Review of Onegin

Onegin (1999)
6/10
A Good Attempt at Capturing the Spirit of the Original
21 July 2000
"Onegin" is a fairly good attempt at capturing the spirit of the original. One should praise the work of costume designer, the sets are also quite methodically reproduced. But unfortunately there are some things that cannot but jar on the ear and on the eye of the viewer: Olga sings "Oy, tsvetyot kalina" - this song appeared only in the mid 50-s of the 20th century in one of the Soviet films. So it couldn't be sung in the 19th century. The same about the waltz : it's "Na sopkah Manchzhurii" - this waltz appeared during the Russian - Japanese war, about 1904. These details mar the impression for the Russian viewer very much because they are as ridiculous as jets in films about World War II. The film appears to be made of two easily recognized parts - one made by the American camera men, and the other - filmed by the Russian camera crew. They have absolutely different ways of building the frame and focusing on different things. So American camera work is more Hollywood-like, pompous, and sometimes in the first half of the film the characters are evidently ill-mannered, which disappears altogether in the second "Saint-Petersburg" part. Good manners is not walking about stiff and pompous as if one has swallowed a ramrod. It's natural grace, ease and delicacy.

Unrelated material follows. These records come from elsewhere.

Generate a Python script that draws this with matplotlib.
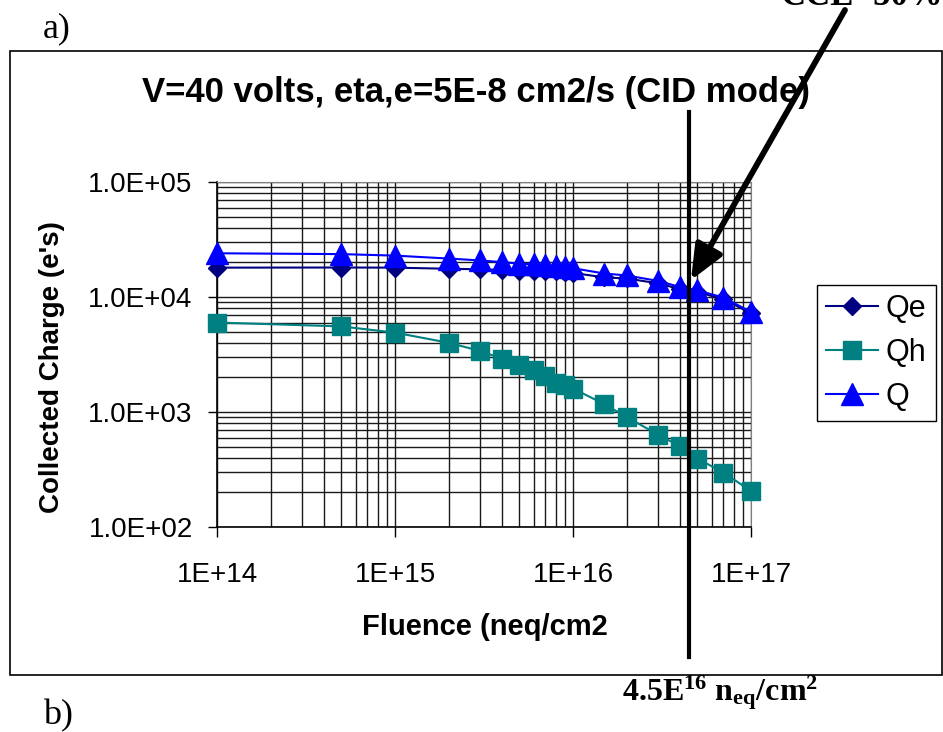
import matplotlib
matplotlib.use("Agg")
import matplotlib.pyplot as plt
import matplotlib.transforms as mtransforms
from matplotlib.patches import Rectangle
from matplotlib.ticker import LogLocator, NullFormatter

plt.rcParams['font.family'] = ['Liberation Sans', 'DejaVu Sans']
plt.rcParams['mathtext.fontset'] = 'custom'
plt.rcParams['mathtext.rm'] = 'Liberation Serif:bold'
plt.rcParams['mathtext.it'] = 'Liberation Serif:italic:bold'
plt.rcParams['mathtext.bf'] = 'Liberation Serif:bold'

# fluence points (neq/cm2) and collected charge (e's)
fluence = [1e14, 5e14, 1e15, 2e15, 3e15, 4e15, 5e15, 6e15, 7e15, 8e15, 9e15,
           1e16, 1.5e16, 2e16, 3e16, 4e16, 5e16, 7e16, 1e17]
qe = [18000, 18050, 18000, 17600, 17400, 17200, 16900, 16900, 16800, 16700, 16500,
      16200, 14800, 14500, 13150, 11700, 11000, 9600, 7200]
qh = [6000, 5550, 4900, 4000, 3400, 2900, 2580, 2300, 2070, 1800, 1700,
      1600, 1170, 905, 636, 503, 394, 297, 206]
q = [24000, 23600, 22900, 21600, 20800, 20100, 19500, 19200, 18900, 18500, 18200,
     17800, 16000, 15400, 13800, 12200, 11400, 9900, 7400]

x_ticks = [1e14, 1e15, 1e16, 1e17]
x_tick_labels = ['1E+14', '1E+15', '1E+16', '1E+17']
y_ticks = [1e2, 1e3, 1e4, 1e5]
y_tick_labels = ['1.0E+02', '1.0E+03', '1.0E+04', '1.0E+05']

cce_fluence = 4.5e16
cce_label = 'CCE=50%'
title = 'V=40 volts, eta,e=5E-8 cm2/s (CID mode)'

W, H = 943, 732
fig = plt.figure(figsize=(W / 100, H / 100), dpi=100)
fig.patch.set_facecolor('white')


def fx(x):
    return x / W


def fy(y):
    return 1 - y / H


ax = fig.add_axes([fx(217), fy(527), (751 - 217) / W, (527 - 182) / H])
ax.set_xscale('log')
ax.set_yscale('log')
ax.set_xlim(1e14, 1e17)
ax.set_ylim(1e2, 1e5)

ax.plot(fluence, qe, color='#000080', lw=1.5, marker='D', ms=9.5,
        mfc='#000080', mec='#000080', label='Qe', clip_on=False, zorder=3)
ax.plot(fluence, qh, color='#008080', lw=1.5, marker='s', ms=13,
        mfc='#008080', mec='#008080', label='Qh', clip_on=False, zorder=4)
ax.plot(fluence, q, color='#0000ff', lw=1.5, marker='^', ms=15.5,
        mfc='#0000ff', mec='#0000ff', label='Q', clip_on=False, zorder=5)

# grid on every decade subdivision
for axis in (ax.xaxis, ax.yaxis):
    axis.set_minor_locator(LogLocator(base=10, subs=range(2, 10)))
    axis.set_minor_formatter(NullFormatter())
ax.grid(which='both', color='#1a1a1a', lw=1.0)
ax.set_axisbelow(True)

ax.set_xticks(x_ticks, x_tick_labels)
ax.set_yticks(y_ticks, y_tick_labels)
ax.tick_params(which='minor', length=0)
ax.tick_params(axis='x', which='major', direction='out', length=7, width=1,
               pad=18, labelsize=20)
ax.tick_params(axis='y', which='major', direction='out', length=6.5, width=1,
               pad=11, labelsize=20)
for side in ('top', 'right'):
    ax.spines[side].set_color('#808080')
for side in ('left', 'bottom'):
    ax.spines[side].set_color('black')
    ax.spines[side].set_linewidth(1.2)

leg = ax.legend(loc='upper left', bbox_to_anchor=(fx(817), fy(285)),
                bbox_transform=fig.transFigure, borderaxespad=0,
                fancybox=False, edgecolor='black', framealpha=1, fontsize=22,
                handlelength=1.7, handletextpad=0.25, labelspacing=0.45,
                borderpad=0.3)
leg.get_frame().set_linewidth(1.0)

fig.text(fx(475.5), fy(101.7), title, ha='center', va='baseline',
         fontsize=25, fontweight='bold')
fig.text(fx(52), fy(367), "Collected Charge (e's)", rotation=90,
         ha='center', va='center', fontsize=20, fontweight='bold')
fig.text(fx(362), fy(627), 'Fluence (neq/cm2', ha='left', va='center',
         fontsize=21, fontweight='bold')

# CCE marker line and arrow
trans = mtransforms.blended_transform_factory(ax.transData, ax.transAxes)
ax.plot([cce_fluence, cce_fluence], [1.203, -0.377], transform=trans,
        color='black', lw=3, clip_on=False, zorder=6)
ax.annotate('', xy=(4.6e16, 1.4e4), xycoords='data',
            xytext=(845, H - 10), textcoords='figure pixels',
            arrowprops=dict(arrowstyle='-|>,head_length=1.4,head_width=0.6',
                            color='black', lw=4.2, shrinkA=0, shrinkB=0,
                            mutation_scale=15),
            annotation_clip=False, zorder=7)

serif = ['Liberation Serif', 'DejaVu Serif']
fig.text(fx(780), fy(5), cce_label, ha='left', va='baseline', family=serif,
         fontweight='bold', fontsize=25)
fig.text(fx(622), fy(700), r'4.5E$^{16}$ n$_{\mathrm{eq}}$/cm$^{2}$',
         ha='left', va='baseline', family=serif, fontweight='bold', fontsize=23)
fig.text(fx(43), fy(37), 'a)', ha='left', va='baseline', family=serif, fontsize=26)
fig.text(fx(43), fy(724), 'b)', ha='left', va='baseline', family=serif, fontsize=26)

fig.add_artist(Rectangle((fx(10), fy(675)), 932 / W, 624 / H,
                         transform=fig.transFigure, fill=False,
                         ec='black', lw=1.2))

fig.savefig('out.png', dpi=100)
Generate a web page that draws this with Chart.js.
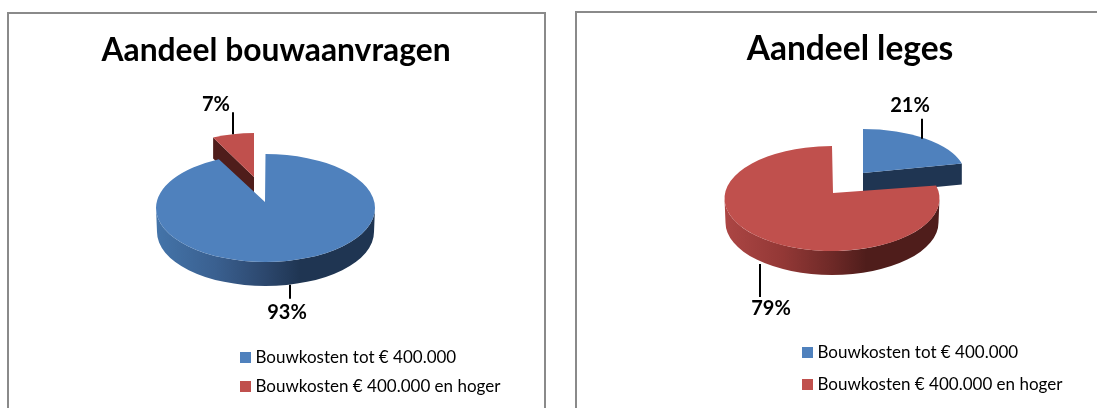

That's why Tatiana could hardly lie in the boat with her legs spread as if an obstetrician were being busy with her, even when no one could see. Lensky is a very complex character, difficult to portray on the screen. On the one hand he will definitely end, as Pushkin himself wrote, as a country squire, fat, negligently dressed and romantic to the end at the same time. His romanticism is pitiable. But at the same time he believes in it, he is a poet, he is young, passionate and delicate. It seems to me that that part was botched. Lensky is pompous and ridiculous, hopelessly provincial the way it was done. I know that a film should not follow the text of the book doggedly but the scene of the duel surprised me because if I am not mistaken they were fighting in winter. I hardly understand what for the window-mills (on the water!) are. But on the whole it is very touching to see that people are still interested in Russian classics and managed to convey that obsession with love (not meaning bedroom scenes), that divine madness taking place against the background of the imperial majesty of Saint-Petersburg.